These
Pits Are Granaries, In Which Wheat, Barley, And Other Species Of
Grain Intended For Sale Are Stored.
On one side are two or three
rude huts, or rather sheds, beneath which keep watch the guardians
of the corn.
It is very dangerous to pass over this hill at night,
after the town gates are closed, as at that time numerous large and
ferocious dogs are let loose, who would to a certainty pull down,
and perhaps destroy, any stranger who should draw nigh. Half way
up the hill are seen four white walls, inclosing a spot about ten
feet square, where rest the bones of Sidi Mokhfidh, a saint of
celebrity, who died some fifteen years ago. Here terminates the
soc; the remainder of the hill is called El Kawar, or the place of
graves, being the common burying ground of Tangier; the resting
places of the dead are severally distinguished by a few stones
arranged so as to form an oblong circle. Near Mokhfidh sleeps Sidi
Gali; but the principal saint of Tangier lies interred on the top
of the hill, in the centre of a small plain. A beautiful chapel or
mosque, with vaulted roof, is erected there in his honour, which is
in general adorned with banners of various dyes. The name of this
saint is Mohammed el Hadge, and his memory is held in the utmost
veneration in Tangier and its vicinity. His death occurred at the
commencement of the present century.
These details I either gathered at the time or on subsequent
occasions. On the north side of the soc, close by the town, is a
wall with a gate. "Come," said the old Mahasni, giving a flourish
with his hand; "Come, and I will show you the garden of a Nazarene
consul." I followed him through the gate, and found myself in a
spacious garden laid out in the European taste, and planted with
lemon and pear trees, and various kinds of aromatic shrubs. It
was, however, evident that the owner chiefly prided himself on his
flowers, of which there were numerous beds. There was a handsome
summerhouse, and art seemed to have exhausted itself in making the
place complete.
One thing was wanting, and its absence was strangely remarkable in
a garden at this time of the year; scarcely a leaf was to be seen.

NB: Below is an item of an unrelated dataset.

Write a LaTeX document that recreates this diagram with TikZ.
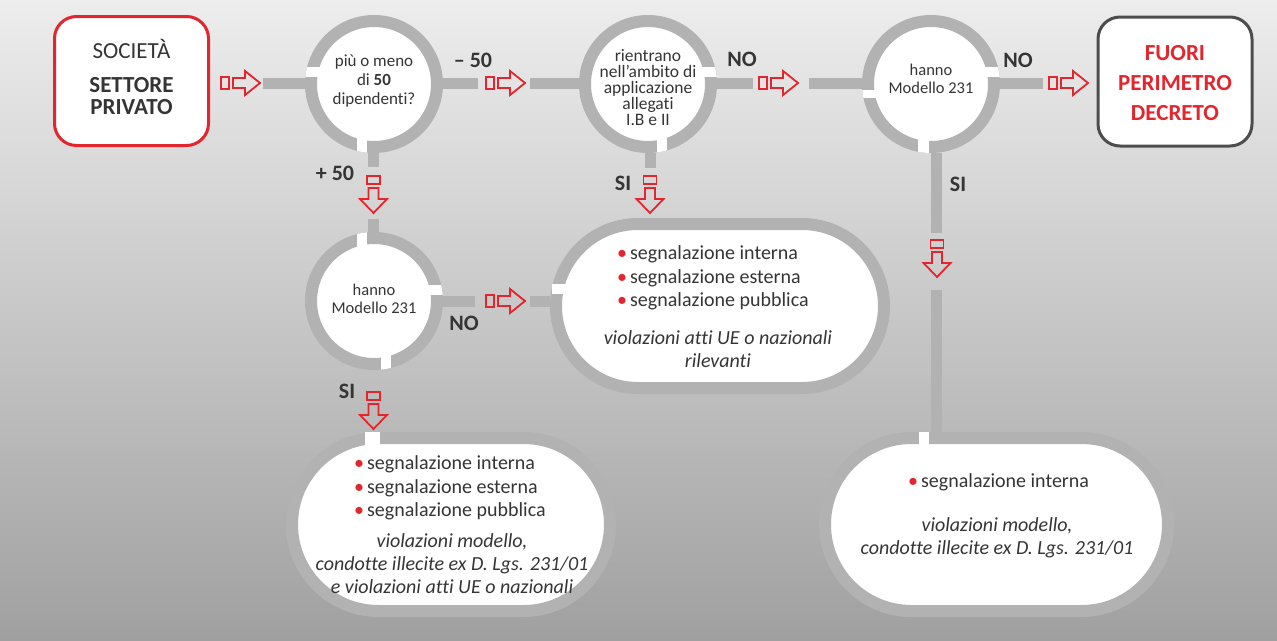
\documentclass[tikz,border=0pt]{standalone}
\usepackage{fontspec}
\setmainfont{Carlito}[Ligatures={TeX,NoCommon}]
\usetikzlibrary{shapes.misc}
\definecolor{cred}{HTML}{E3262D}
\definecolor{ringgray}{HTML}{B2B2B2}
\definecolor{txt}{HTML}{353535}
\definecolor{bgtop}{HTML}{EDEDED}
\definecolor{bgbot}{HTML}{A0A0A0}
\definecolor{boxgray}{HTML}{4D4D4D}
\newcommand\myfs[2]{\fontsize{#1}{#2}\selectfont\lineskiplimit=-100pt\relax}
\newcommand\bul{\textcolor{cred}{•}\hspace{3pt}}
\newcommand\ringgap[4]{\begin{scope}\clip (#1) circle (69); \fill[white] (#2,#3) rectangle (#4);\end{scope}}
\begin{document}
\begin{tikzpicture}[x=1pt,y=-1pt,
 ring/.style={circle,draw=ringgray,line width=12pt,fill=white,minimum size=126pt,inner sep=0pt},
 pill/.style={rounded rectangle,draw=ringgray,line width=12pt,fill=white,inner sep=0pt},
 endbox/.style={rectangle,rounded corners=22pt,fill=white,line width=3pt,minimum width=154pt,minimum height=129pt,inner sep=0pt},
 bar/.style={draw=ringgray,line width=11pt},
 arr/.style={draw=cred,line width=1.8pt,line join=miter},
 lbl/.style={font=\myfs{22}{24}\bfseries,text=txt,inner sep=0pt},
 qtxt/.style={text=txt,inner sep=0pt,align=center},
 list/.style={text=txt,inner sep=0pt,align=left,font=\myfs{20}{23.5},anchor=west},
 note/.style={text=txt,inner sep=0pt,align=center,font=\myfs{20}{23}\itshape},
 rarr/.pic={\draw[arr] (0,-6) rectangle (8,6);
   \draw[arr] (12,-5) -- (24,-5) -- (24,-12) -- (39,0) -- (24,12) -- (24,5) -- (12,5) -- cycle;},
 darr/.pic={\draw[arr] (-6.5,0) rectangle (6.5,8);
   \draw[arr] (-5,12) -- (-5,23) -- (-13.5,23) -- (0,37) -- (13.5,23) -- (5,23) -- (5,12) -- cycle;}
]
\useasboundingbox (0,0) rectangle (1277,640);
\shade[top color=bgtop,bottom color=bgbot] (0,0) rectangle (1277,640);

% shapes
\node[endbox,draw=cred] (soc) at (131.5,81) {};
\node[endbox,draw=boxgray] (fuori) at (1175,81.5) {};
\node[ring] (c1) at (374,84) {};
\node[ring] (c2) at (648,84) {};
\node[ring] (c3) at (931,84) {};
\node[ring] (c4) at (374,301) {};
\node[pill,minimum width=328pt,minimum height=164pt] (p2) at (720,306) {};
\node[pill,minimum width=318pt,minimum height=173pt] (p3) at (451,524.5) {};
\node[pill,minimum width=343pt,minimum height=173pt] (p4) at (996.5,524.5) {};

% bars
\coordinate (b0s) at (263,83);
\coordinate (b1e) at (478,83);
\coordinate (b2s) at (530,83);
\coordinate (b3e) at (753,83);
\coordinate (b4s) at (809,83);
\coordinate (b5e) at (1043,83);
\coordinate (b6e) at (373.5,167);
\coordinate (b7s) at (373.5,219);
\coordinate (b8e) at (650,168);
\coordinate (b9e) at (936,233);
\coordinate (b10s) at (936,290);
\coordinate (b11e) at (475,301);
\coordinate (b12s) at (530,301);
\draw[bar] (b0s) -- (c1.west |- b0s);
\draw[bar] (c1.east |- b1e) -- (b1e);
\draw[bar] (b2s) -- (c2.west |- b2s);
\draw[bar] (c2.east |- b3e) -- (b3e);
\draw[bar] (b4s) -- (c3.west |- b4s);
\draw[bar] (c3.east |- b5e) -- (b5e);
\draw[bar] (b6e |- c1.south) -- (b6e);
\draw[bar] (b7s) -- (b7s |- c4.north);
\draw[bar] (b8e |- c2.south) -- (b8e);
\draw[bar] (b9e |- c3.south) -- (b9e);
\draw[bar] (b10s) -- (b10s |- p4.north);
\draw[bar] (c4.east |- b11e) -- (b11e);
\draw[bar] (b12s) -- (b12s -| p2.west);

% gaps in the rings
\ringgap{c1}{300}{67}{326,76.5}
\ringgap{c1}{357}{120}{367,160}
\ringgap{c2}{690}{67}{730,76.5}
\ringgap{c2}{657}{120}{667,160}
\ringgap{c3}{850}{89.5}{885,98}
\ringgap{c3}{975}{67}{1010,76.5}
\ringgap{c3}{918}{120}{928.5,160}
\ringgap{c4}{357}{220}{367,260}
\ringgap{c4}{420}{285}{450,294.5}
\ringgap{c4}{381}{340}{391,380}
\fill[white] (552,284) rectangle (567,293.5);
\fill[white] (365,432) rectangle (380,446);
\fill[white] (919,432) rectangle (928.5,446);

% texts
\node[qtxt,font=\myfs{23}{24}] (tsoc) at (131.5,49) {SOCIETÀ};
\node[qtxt,font=\myfs{23}{22}\bfseries] (tset) at (131.5,96) {SETTORE\\PRIVATO};
\node[qtxt,font=\myfs{23}{30}\bfseries,text=cred] (tfuori) at (1175,83) {FUORI\\PERIMETRO\\DECRETO};
\node[qtxt,font=\myfs{17}{19}] (t1) at (374,81) {più o meno\\di \textbf{50}\\dipendenti?};
\node[qtxt,font=\myfs{17.5}{16}] (t2) at (648,88) {rientrano\\nell'ambito di\\applicazione\\allegati\\I.B e II};
\node[qtxt,font=\myfs{16.5}{18}] (t3) at (931,79) {hanno\\Modello 231};
\node[qtxt,font=\myfs{16.5}{18}] (t4) at (374,299) {hanno\\Modello 231};
\node[list] (l2) at (617,278) {\bul segnalazione interna\\\bul segnalazione esterna\\\bul segnalazione pubblica};
\node[note] (n2) at (718,349) {violazioni atti UE o nazionali\\rilevanti};
\node[list] (l3) at (354,488) {\bul segnalazione interna\\\bul segnalazione esterna\\\bul segnalazione pubblica};
\node[note] (n3) at (452,564) {violazioni modello,\\condotte illecite ex D. Lgs. 231/01\\e violazioni atti UE o nazionali};
\node[list] (l4) at (908,482) {\bul segnalazione interna};
\node[note] (n4) at (997,538) {violazioni modello,\\condotte illecite ex D. Lgs. 231/01};

% labels
\node[lbl] (lm50) at (473,60) {– 50};
\node[lbl] (lp50) at (335,173) {+ 50};
\node[lbl] (lno1) at (742,59) {NO};
\node[lbl] (lsi1) at (623,183) {SI};
\node[lbl] (lno2) at (1018,60) {NO};
\node[lbl] (lsi2) at (958,184) {SI};
\node[lbl] (lno3) at (464,323) {NO};
\node[lbl] (lsi3) at (347,391) {SI};

% arrows
\pic at (221,83) {rarr};
\pic at (486,83) {rarr};
\pic at (759,83) {rarr};
\pic at (1049,83) {rarr};
\pic at (486,301) {rarr};
\pic at (373.5,176) {darr};
\pic at (650,176) {darr};
\pic at (937,240) {darr};
\pic at (373.5,392) {darr};
\end{tikzpicture}
\end{document}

The direst of all the plagues which devastated Egypt was now busy
in this part of Africa - the locust was at work, and in no place
more fiercely than in the particular spot where I was now standing.
All around looked blasted. The trees were brown and bald as in
winter. Nothing green save the fruits, especially the grapes, huge
clusters of which were depending from the "parras"; for the locust
touches not the fruit whilst a single leaf remains to be devoured.
As we passed along the walks these horrible insects flew against us
in every direction, and perished by hundreds beneath our feet.
"See the ayanas," said the old Mahasni, "and hear them eating.
Powerful is the ayana, more powerful than the sultan or the consul.
Should the sultan send all his Mahasniah against the ayana, should
he send me with them, the ayana would say, 'Ha!